In another time (think Clinton), evidence that the president paid hush money to cover up a sexual dalliance -- let alone the $130,000 that Trump is said to have paid Stephanie Clifford, the bend-over-and-spread-'em star of "Good Will Humping" a month before the 2016 election -- would provoke outrage, calls for a special prosecutor and . . . yup, revving up the old impeachment machine. 
In another time (think . . . well, there is no antecedent), evidence that the president parlayed decades of business dealmaking with Russia oligarchs, mobsters and money laundering into a relationship with the leader of America's historic enemy so cozy that his shocking election "victory" can be attributed, in large part, to his campaign's collusion in the cyber effort to sabotage his opponent, would provoke outrage, calls for a special prosecutor and . . . yup, revving up the old impeachment machine. 

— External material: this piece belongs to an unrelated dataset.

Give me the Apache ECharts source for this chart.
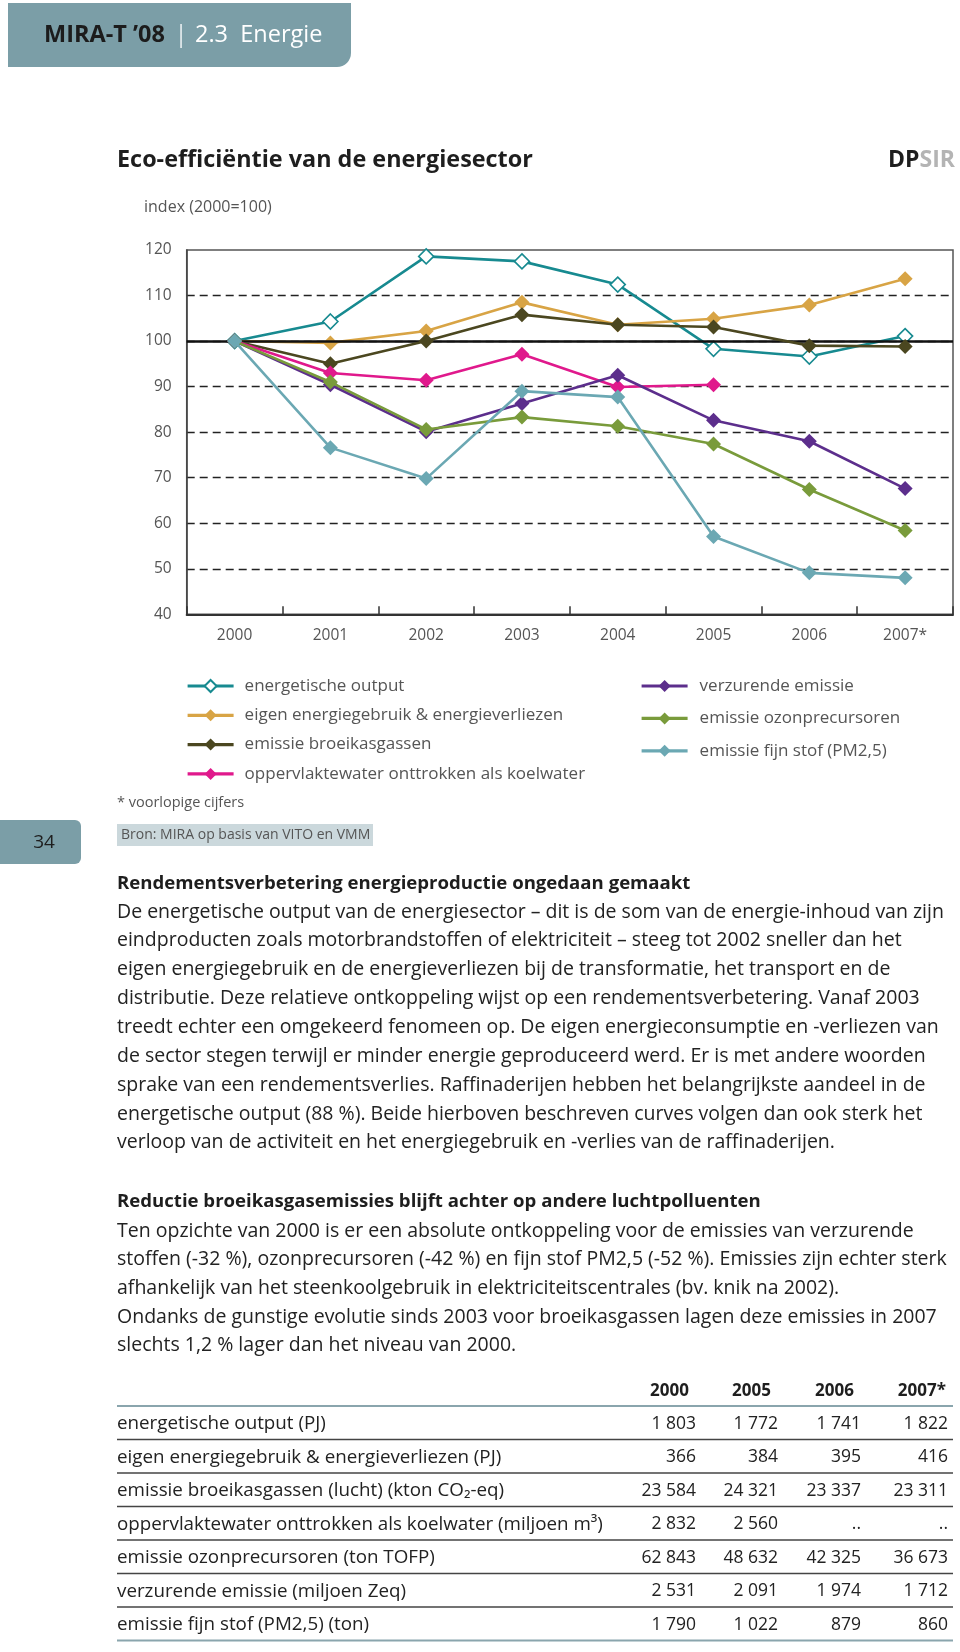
<!DOCTYPE html>
<html>
<head>
<meta charset="utf-8">
<script src="https://cdn.jsdelivr.net/npm/echarts@6/dist/echarts.min.js"></script>
<style>html,body{margin:0;padding:0;background:#fff}#c{width:960px;height:1652px}</style>
</head>
<body>
<div id="c"></div>
<script>
// ---- data ----
const years = ['2000','2001','2002','2003','2004','2005','2006','2007*'];
const seriesNames = ['energetische output','eigen energiegebruik & energieverliezen','emissie broeikasgassen','oppervlaktewater onttrokken als koelwater','verzurende emissie','emissie ozonprecursoren','emissie fijn stof (PM2,5)'];
const energetischeOutput = [100, 104.3, 118.6, 117.5, 112.4, 98.3, 96.6, 101.1];
const eigenGebruik = [100, 99.6, 102.2, 108.5, 103.6, 104.9, 107.9, 113.7];
const broeikasgassen = [100, 95.0, 100.0, 105.8, 103.6, 103.1, 99.0, 98.8];
const koelwater = [100, 93.0, 91.4, 97.1, 89.9, 90.4, null, null];
const verzurend = [100, 90.4, 80.1, 86.3, 92.5, 82.6, 78.0, 67.6];
const ozon = [100, 91.0, 80.6, 83.3, 81.3, 77.4, 67.4, 58.4];
const fijnStof = [100, 76.6, 69.8, 89.0, 87.7, 57.1, 49.1, 48.0];
const yTicks = [40, 50, 60, 70, 80, 90, 100, 110, 120];

const paragraph1 = [
 'De energetische output van de energiesector – dit is de som van de energie-inhoud van zijn',
 'eindproducten zoals motorbrandstoffen of elektriciteit – steeg tot 2002 sneller dan het',
 'eigen energiegebruik en de energieverliezen bij de transformatie, het transport en de',
 'distributie. Deze relatieve ontkoppeling wijst op een rendementsverbetering. Vanaf 2003',
 'treedt echter een omgekeerd fenomeen op. De eigen energieconsumptie en -verliezen van',
 'de sector stegen terwijl er minder energie geproduceerd werd. Er is met andere woorden',
 'sprake van een rendementsverlies. Raffinaderijen hebben het belangrijkste aandeel in de',
 'energetische output (88 %). Beide hierboven beschreven curves volgen dan ook sterk het',
 'verloop van de activiteit en het energiegebruik en -verlies van de raffinaderijen.'
];
const paragraph2 = [
 'Ten opzichte van 2000 is er een absolute ontkoppeling voor de emissies van verzurende',
 'stoffen (-32 %), ozonprecursoren (-42 %) en fijn stof PM2,5 (-52 %). Emissies zijn echter sterk',
 'afhankelijk van het steenkoolgebruik in elektriciteitscentrales (bv. knik na 2002).',
 'Ondanks de gunstige evolutie sinds 2003 voor broeikasgassen lagen deze emissies in 2007',
 'slechts 1,2 % lager dan het niveau van 2000.'
];
const tableYears = ['2000','2005','2006','2007*'];
const tableLabels = ['energetische output (PJ)','eigen energiegebruik & energieverliezen (PJ)','emissie broeikasgassen (lucht) (kton CO₂-eq)','oppervlaktewater onttrokken als koelwater (miljoen m³)','emissie ozonprecursoren (ton TOFP)','verzurende emissie (miljoen Zeq)','emissie fijn stof (PM2,5) (ton)'];
const tableCol2000 = ['1 803','366','23 584','2 832','62 843','2 531','1 790'];
const tableCol2005 = ['1 772','384','24 321','2 560','48 632','2 091','1 022'];
const tableCol2006 = ['1 741','395','23 337','..','42 325','1 974','879'];
const tableCol2007 = ['1 822','416','23 311','..','36 673','1 712','860'];

// ---- styles ----
const colors = ['#178a90','#d8a445','#4b4720','#e0198c','#5c2e8c','#799b3b','#6ba8b3'];
const FONT = '"Open Sans", "Noto Sans", sans-serif';
const chart = echarts.init(document.getElementById('c'), null, {renderer:'canvas', width:960, height:1652});

const allData = [energetischeOutput, eigenGebruik, broeikasgassen, koelwater, verzurend, ozon, fijnStof];
const series = [{
  type:'line', name:'ref', data:[], silent:true,
  markLine:{silent:true, symbol:'none', label:{show:false}, lineStyle:{color:'#111', width:2.5, type:'solid'}, data:[{yAxis:100}], animation:false}
}];
allData.forEach((d,i)=>{
  series.push({
    type:'line', name:seriesNames[i], data:d, symbol:'diamond', symbolSize:15,
    lineStyle:{color:colors[i], width:2.6},
    itemStyle: i===0 ? {color:'#fff', borderColor:colors[i], borderWidth:1.6} : {color:colors[i], borderColor:colors[i], borderWidth:0},
    connectNulls:false, z:3+i
  });
});

const g = [];
const DY = 6; // text block offset
// header
g.push({type:'rect', shape:{x:8,y:3,width:343,height:64,r:[0,0,14,0]}, style:{fill:'#7b9ea7'}});
g.push({type:'text', x:44, y:35, style:{text:'{a|MIRA-T ’08}{b| \u2009|\u2009\u2009}{c|2.3  Energie}', rich:{a:{font:'bold 23.5px '+FONT, fill:'#1c1c1c'}, b:{font:'23px '+FONT, fill:'#e8eef0'}, c:{font:'23.5px '+FONT, fill:'#ffffff'}}, textVerticalAlign:'middle'}});
// title
g.push({type:'text', x:117, y:160, style:{text:'Eco-efficiëntie van de energiesector', font:'bold 23.4px '+FONT, fill:'#1e1e1e', textVerticalAlign:'middle'}});
g.push({type:'text', x:955, y:160, style:{text:'{a|DP}{b|SIR}', rich:{a:{font:'bold 23px '+FONT, fill:'#1e1e1e'}, b:{font:'bold 23px '+FONT, fill:'#b4b4b4'}}, textAlign:'right', textVerticalAlign:'middle'}});
g.push({type:'text', x:144, y:207, style:{text:'index (2000=100)', font:'16px '+FONT, fill:'#555', textVerticalAlign:'middle'}});
// footnotes
g.push({type:'text', x:117, y:803, style:{text:'* voorlopige cijfers', font:'14.5px '+FONT, fill:'#555', textVerticalAlign:'middle'}});
g.push({type:'rect', shape:{x:0,y:820,width:81,height:44,r:[0,6,6,0]}, style:{fill:'#7b9ea7'}});
g.push({type:'text', x:44, y:843, style:{text:'34', font:'19px '+FONT, fill:'#1e1e1e', textAlign:'center', textVerticalAlign:'middle'}});
g.push({type:'rect', shape:{x:117,y:824,width:256,height:22}, style:{fill:'#cbd8dc'}});
g.push({type:'text', x:121, y:835, style:{text:'Bron: MIRA op basis van VITO en VMM', font:'14px '+FONT, fill:'#555', textVerticalAlign:'middle'}});
// paragraphs
g.push({type:'text', x:117, y:878+DY, style:{text:'Rendementsverbetering energieproductie ongedaan gemaakt', font:'bold 18.6px '+FONT, fill:'#1e1e1e', textVerticalAlign:'middle'}});
paragraph1.forEach((t,i)=>g.push({type:'text', x:117, y:906+DY+i*28.85, style:{text:t, font:'19.5px '+FONT, fill:'#222', textVerticalAlign:'middle'}}));
g.push({type:'text', x:117, y:1196+DY, style:{text:'Reductie broeikasgasemissies blijft achter op andere luchtpolluenten', font:'bold 18.6px '+FONT, fill:'#1e1e1e', textVerticalAlign:'middle'}});
paragraph2.forEach((t,i)=>g.push({type:'text', x:117, y:1225+DY+i*28.7, style:{text:t, font:'19.5px '+FONT, fill:'#222', textVerticalAlign:'middle'}}));
// table
const hdrRight = [689, 771, 854, 946];
const colRight = [696, 778, 861, 948];
const cols = [tableCol2000, tableCol2005, tableCol2006, tableCol2007];
tableYears.forEach((y,j)=>g.push({type:'text', x:hdrRight[j], y:1391, style:{text:y, font:'bold 17px '+FONT, fill:'#1e1e1e', textAlign:'right', textVerticalAlign:'middle'}}));
g.push({type:'line', shape:{x1:117,y1:1406,x2:953,y2:1406}, style:{stroke:'#8aa5ad', lineWidth:2}});
tableLabels.forEach((lab,i)=>{
  const yy = 1424 + i*33.5;
  g.push({type:'text', x:117, y:yy, style:{text:lab, font:'18.8px '+FONT, fill:'#222', textVerticalAlign:'middle'}});
  cols.forEach((c,j)=>g.push({type:'text', x:colRight[j], y:yy, style:{text:c[i], font:'17.5px '+FONT, fill:'#222', textAlign:'right', textVerticalAlign:'middle'}}));
  const ly = 1439.5 + i*33.5;
  g.push({type:'line', shape:{x1:117,y1:ly,x2:953,y2:ly}, style:{stroke: i===tableLabels.length-1 ? '#8aa5ad' : '#444', lineWidth: i===tableLabels.length-1 ? 2 : 1.3}});
});

const legendCommon = {orient:'vertical', itemWidth:46, itemHeight:15, lineStyle:{width:3.2}, itemStyle:{}, textStyle:{color:'#555', fontSize:17, fontFamily:FONT}, selectedMode:false};
chart.setOption({
  animation:false,
  backgroundColor:'#fff',
  textStyle:{fontFamily:FONT},
  grid:{left:186.7, right:7, top:250, bottom:1037.7, show:true, borderColor:'#555', borderWidth:1.5, containLabel:false},
  xAxis:{type:'category', data:years, boundaryGap:true,
    axisLine:{lineStyle:{color:'#333', width:2}},
    axisTick:{show:true, inside:true, length:8, interval:0, lineStyle:{color:'#333', width:1.5}},
    axisLabel:{color:'#555', fontSize:15.5, margin:13, fontFamily:FONT}},
  yAxis:{type:'value', min:yTicks[0], max:yTicks[yTicks.length-1], interval:10,
    axisLine:{show:true, lineStyle:{color:'#444', width:1.5}},
    axisTick:{show:false},
    axisLabel:{color:'#555', fontSize:15.5, margin:15, fontFamily:FONT},
    splitLine:{show:true, showMinLine:false, showMaxLine:false, lineStyle:{color:'#222', width:1.4, type:[8,5]}}},
  legend:[
    Object.assign({}, legendCommon, {data:seriesNames.slice(0,4), left:181, top:672.5, itemGap:12.3, textStyle:Object.assign({}, legendCommon.textStyle, {padding:[0,0,0,6]})}),
    Object.assign({}, legendCommon, {data:seriesNames.slice(4), left:635, top:672.5, itemGap:15.4, textStyle:Object.assign({}, legendCommon.textStyle, {padding:[0,0,0,7]})})
  ],
  series:series,
  graphic:{elements:g}
});
</script>
</body>
</html>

Well, we got the special prosecutor, along with a lot of collective shrugs, another fusillade of lies and excuses from the GOP sycophancy and some pernicious pushing back against said prosecutor.  Oh, and cobwebs continue to gather on the old impeachment machine. 
The Shithole Countries Comment provoked an inevitable round of "how much more are we going to take from this lunatic?" posturing from the usual suspects in the mainscream media and liberal peanut gallery.  It was, of course, the wrong question, just like whether Trump is unhinged and whether he degrades all of us also are wrong questions. 
We've known Trump has been unhinged for years.  So we voted him in.  Trump isn't degrading us, we're degrading ourselves by not kicking him out of office.  And we know but won't admit that we'll keep on "taking it" from Trump because having a uniquely dangerously ignoramus and racist in charge is, you know, just another ho-hum issue.